I wonder if it’s curiosity, or the chance to grab a bargain that’s brought so many out on this frosty Monday morning. I scan the crowd; it’s a mixed bunch. I can’t describe the atmosphere as electrifying, but nonetheless, there’s a tinge of excitement rippling through it. More Robson & Jerome than Arctic Monkeys.

With its share of controversial media coverage and an emotional final day of trading at the former Castle Market just two days ago, are these people shoppers or recession rubberneckers?

Nostalgia has brought me along. On a very early Saturday morning in 1985, at 14 years old, I went to the Castle Market to look for work – a Saturday job.

Every visitor and worker at the Castle Market will, I’m sure, have their own opinion of its unique smell. When I shopped with my Nannan as a young girl, the smell conjured up images of live fish wriggling in crates along with the scent of – not so fresh – rubbish. This followed me around as I went from stall to stall asking for a job. I’d been turned down at Top Shop and C&A.

Some three stalls later, I met David, the owner of a butchers-come-delicatessen. A cheery man with red cheeks, he needed a Saturday girl. Within minutes, I was donning a white overall and red-and-white striped tabard, learning how to weigh half a pound of smoky bacon.

Some three years later, with a few GCSE’s under my belt, having worked every Saturday and school holiday I possibly could, I left the market with a heavy heart and a wicked list of sarcastic put-downs.

Behind that counter, I learnt how to add up accurately without the aid of a calculator. I developed confidence and respect as well as a deep love for garlic sausage – no wonder I couldn’t get a boyfriend.

I had a sense of humour that taught me how to laugh at myself – probably due to the moustache that my colleagues drew on my face in permanent marker on my 16th birthday. It could have gone two ways, but in their defence, it did make me look older in the pub that night. I could finally move on from Dad’s stolen home-brew to the more classy lager and black.

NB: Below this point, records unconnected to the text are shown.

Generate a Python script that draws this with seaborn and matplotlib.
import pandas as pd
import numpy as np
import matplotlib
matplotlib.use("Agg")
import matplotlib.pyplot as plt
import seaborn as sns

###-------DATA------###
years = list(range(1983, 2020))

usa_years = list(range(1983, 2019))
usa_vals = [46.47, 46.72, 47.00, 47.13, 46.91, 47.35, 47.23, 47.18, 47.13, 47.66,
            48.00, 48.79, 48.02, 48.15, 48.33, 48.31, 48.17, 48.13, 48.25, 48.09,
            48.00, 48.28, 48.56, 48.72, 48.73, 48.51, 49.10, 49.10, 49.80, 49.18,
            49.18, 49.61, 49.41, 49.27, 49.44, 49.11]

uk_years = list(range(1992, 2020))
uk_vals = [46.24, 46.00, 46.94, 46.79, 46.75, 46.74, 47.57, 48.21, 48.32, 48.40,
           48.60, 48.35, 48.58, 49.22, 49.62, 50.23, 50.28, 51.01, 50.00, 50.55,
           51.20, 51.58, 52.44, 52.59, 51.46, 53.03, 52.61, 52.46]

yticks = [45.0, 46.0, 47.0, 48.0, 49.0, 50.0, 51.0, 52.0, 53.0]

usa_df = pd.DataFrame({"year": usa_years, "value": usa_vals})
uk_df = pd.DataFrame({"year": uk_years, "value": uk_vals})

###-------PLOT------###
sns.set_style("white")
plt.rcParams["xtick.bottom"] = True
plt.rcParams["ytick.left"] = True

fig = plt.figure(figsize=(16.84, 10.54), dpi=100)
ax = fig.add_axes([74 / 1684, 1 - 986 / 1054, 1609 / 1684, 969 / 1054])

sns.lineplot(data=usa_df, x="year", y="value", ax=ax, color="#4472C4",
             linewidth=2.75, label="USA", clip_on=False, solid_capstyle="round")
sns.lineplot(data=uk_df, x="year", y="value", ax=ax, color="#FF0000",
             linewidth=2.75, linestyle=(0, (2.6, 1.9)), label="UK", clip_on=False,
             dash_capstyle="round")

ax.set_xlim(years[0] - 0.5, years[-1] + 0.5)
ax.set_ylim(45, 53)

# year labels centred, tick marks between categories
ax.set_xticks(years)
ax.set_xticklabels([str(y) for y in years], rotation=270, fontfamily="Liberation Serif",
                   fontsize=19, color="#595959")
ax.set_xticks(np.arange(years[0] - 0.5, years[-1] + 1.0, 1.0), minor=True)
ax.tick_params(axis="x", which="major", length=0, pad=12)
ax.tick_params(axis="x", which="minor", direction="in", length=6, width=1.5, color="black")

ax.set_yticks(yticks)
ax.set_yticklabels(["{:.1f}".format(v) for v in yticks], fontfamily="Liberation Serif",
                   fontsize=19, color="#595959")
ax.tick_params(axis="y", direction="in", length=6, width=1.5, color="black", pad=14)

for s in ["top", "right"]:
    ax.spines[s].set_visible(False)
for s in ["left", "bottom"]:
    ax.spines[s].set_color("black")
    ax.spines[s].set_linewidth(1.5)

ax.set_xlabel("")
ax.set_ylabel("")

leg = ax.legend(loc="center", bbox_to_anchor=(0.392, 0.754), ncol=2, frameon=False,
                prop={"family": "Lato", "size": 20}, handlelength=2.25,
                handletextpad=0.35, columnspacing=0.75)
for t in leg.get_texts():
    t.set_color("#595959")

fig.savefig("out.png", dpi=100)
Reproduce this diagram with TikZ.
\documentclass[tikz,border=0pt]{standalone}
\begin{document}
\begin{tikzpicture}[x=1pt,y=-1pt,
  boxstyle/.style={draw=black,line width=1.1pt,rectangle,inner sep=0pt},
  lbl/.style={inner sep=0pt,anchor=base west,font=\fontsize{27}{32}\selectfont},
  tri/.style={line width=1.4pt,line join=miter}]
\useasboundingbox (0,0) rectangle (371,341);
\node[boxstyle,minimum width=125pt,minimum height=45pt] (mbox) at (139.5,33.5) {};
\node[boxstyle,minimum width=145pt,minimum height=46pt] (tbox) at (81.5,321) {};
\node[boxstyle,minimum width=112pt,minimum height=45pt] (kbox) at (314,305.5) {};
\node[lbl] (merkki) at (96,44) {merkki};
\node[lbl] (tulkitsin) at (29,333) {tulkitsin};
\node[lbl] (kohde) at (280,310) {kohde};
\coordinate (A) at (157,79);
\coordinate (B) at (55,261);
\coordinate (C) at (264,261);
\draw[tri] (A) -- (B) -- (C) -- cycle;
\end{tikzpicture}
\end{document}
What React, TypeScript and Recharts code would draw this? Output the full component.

Monday to Fridays, I was swaddled in a famous-five-esque household, thinking only of Simon Le Bon and school work. But on Saturday’s, all that changed.

My vocabulary widened along with my eyes: bacon scrag-ends, 5 o’clock witching hour, tea-leaves at midday.

Eager to learn, and keen to volunteer, I became the butt of practical jokes on a quiet day. I would traipse around stalls looking for elbow grease and a long weight. The last one still makes me blush.

I saw my first stripper at the bakers as I queued to buy a breadcake to house my garlic sausage. As I ran back to my stall to call the Police, distressed and out of breath, the girls stepped in and saved my parents from what would have been an embarrassing tea-table discussion.

‘Poor Karen – that’s what they bought for her birthday?’ I asked, eyes bulging. I was a late developer.

I recall helping the other Saturday girl with a bad tummy ache one day, which led to a visit to hospital due to her pain. Those stomach pains turned out to be a baby boy, weighing 6 pounds. I still bear Julie’s fingernail scars in my hands, but that impromptu lesson on birth control would stick with me for life.

And above all, I found out about the value of friendship.

Wandering around the new market with its sympathetic fit-out but remarkable architecture, the one thing that stands out is the people.

A far cry from laptop world with its click and collect button, I see laughter lines. I listen to the rustle of carrier bags, and the grinding knife on the butcher’s block. I smell satsumas, sausage rolls and stewed tea.

Of course, convenience calls for most of us to streamline our buying, but sometimes you just want to join a queue and ask for a pound of tomato sausage. So I do. Tomato sausage crozzles in a way that no other sausage can. For me, you can only buy it in the market.

Today, I’m reminded of a simple time of life. Although in reality, nostalgia has probably painted my memory with a rose-tinted veneer.

The location may be different, and today, the retailers may tweet their wares, but this market is alive, and it seems to have resurrected my memory in a way that a visit to the original market never could.

For that, and tomato sausage, I’m thankful.